- Education: University of Strathclyde
- Occupation: Engineer
- Employer: Red Bull Racing
- Known for: Formula One engineer
- Title: Race engineer

= Richard Wood (engineer) =

British Formula One engineer

Richard Wood is a British Formula One engineer. He is currently the Race Engineer to Isack Hadjar at the Red Bull Racing Formula One team.

==Career==
Wood studied Mechanical Engineering at the University of Strathclyde. He began his motorsport career at Red Bull Racing through an industrial placement in the team's strategy department, before taking up a permanent analyst role in 2013, contributing to race-strategy preparation, competitor analysis, and the development of in-house analytical tools. After several years supporting race engineering and simulator activities, Wood moved into the Race Engineering department in 2016 as a Race Support Engineer. In this role he worked across test and simulator programmes, assisting with driver development, event preparation, and performance analysis, while acting as a liaison between factory-based groups and trackside operations.

In 2021 he was promoted to Performance Engineer, working with Sergio Pérez through the 2024 season. In this role he focused on car set-up optimisation, simulator correlation and performance analysis, contributing to Pérez's five race victories with the team and his second-place finish in the 2023 World Drivers’ Championship. During the 2024 season Wood also deputised as Pérez's race engineer for several rounds while regular race engineer Hugh Bird was on paternity leave.

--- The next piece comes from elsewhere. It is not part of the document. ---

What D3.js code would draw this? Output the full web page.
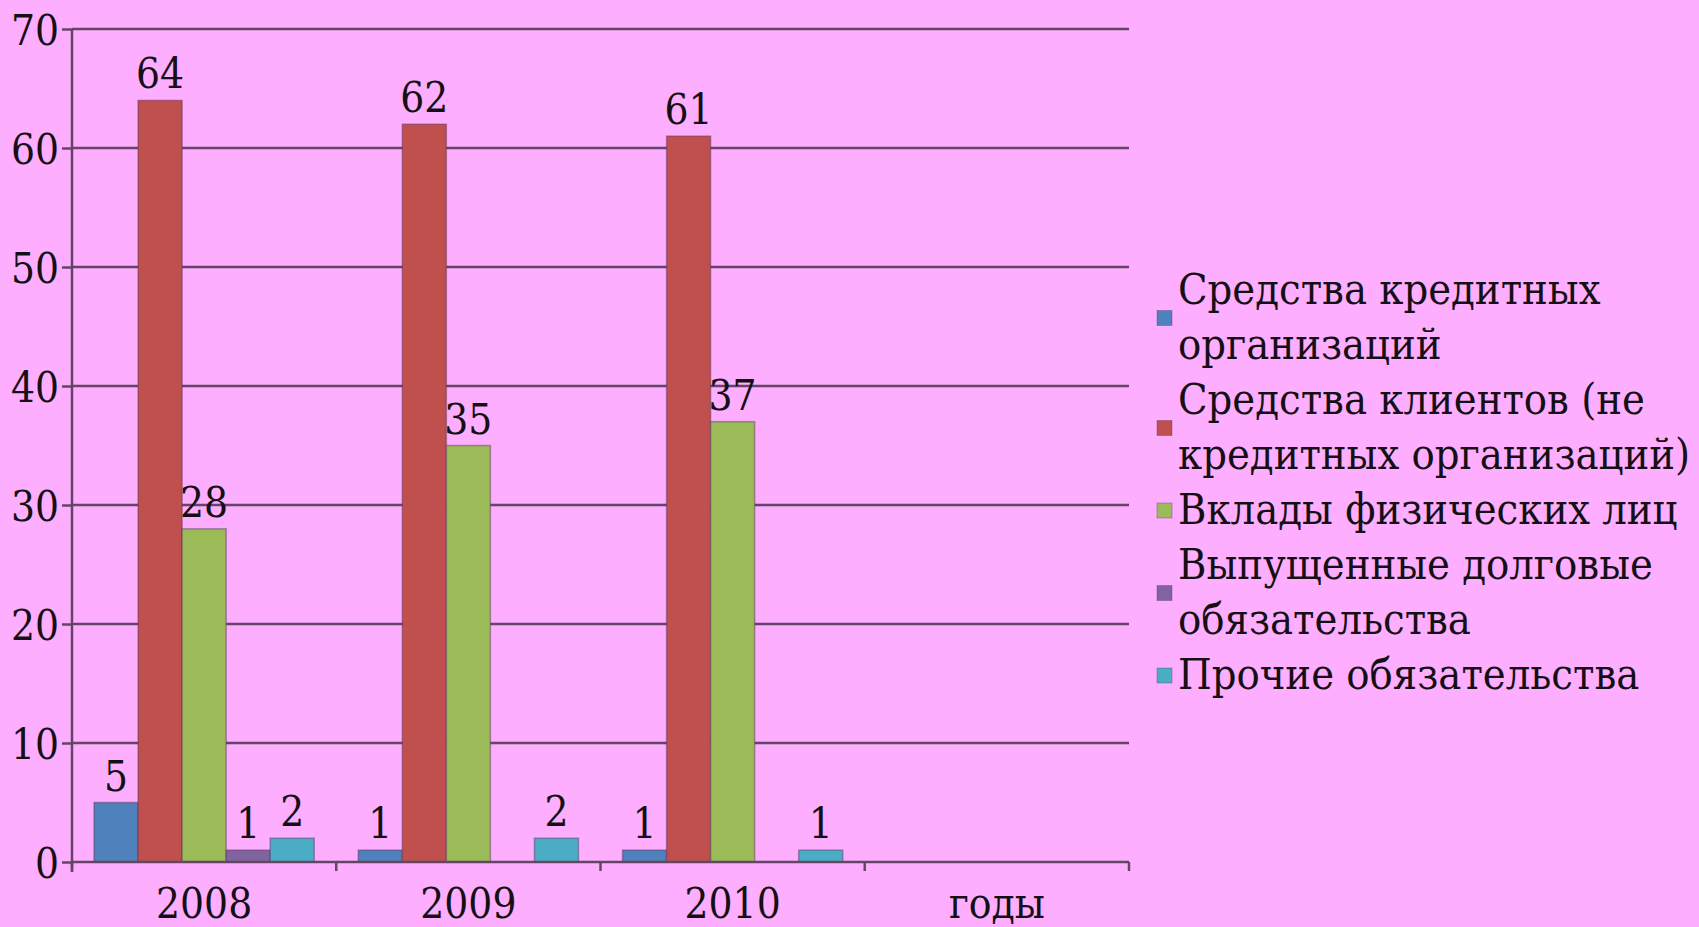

He stepped up to a full-time trackside Race Engineer role for the 2025 season. Wood began the campaign engineering Liam Lawson for the opening two rounds before the New Zealander was replaced as part of a mid-season driver reshuffle. From round three onward he worked with Yuki Tsunoda, overseeing all aspects of car performance, set-up direction, session planning and race execution. For the 2026 season, Wood is assigned as a Race Engineer to Isack Hadjar as the French driver steps up to Red Bull for his first full Formula One campaign with the senior team.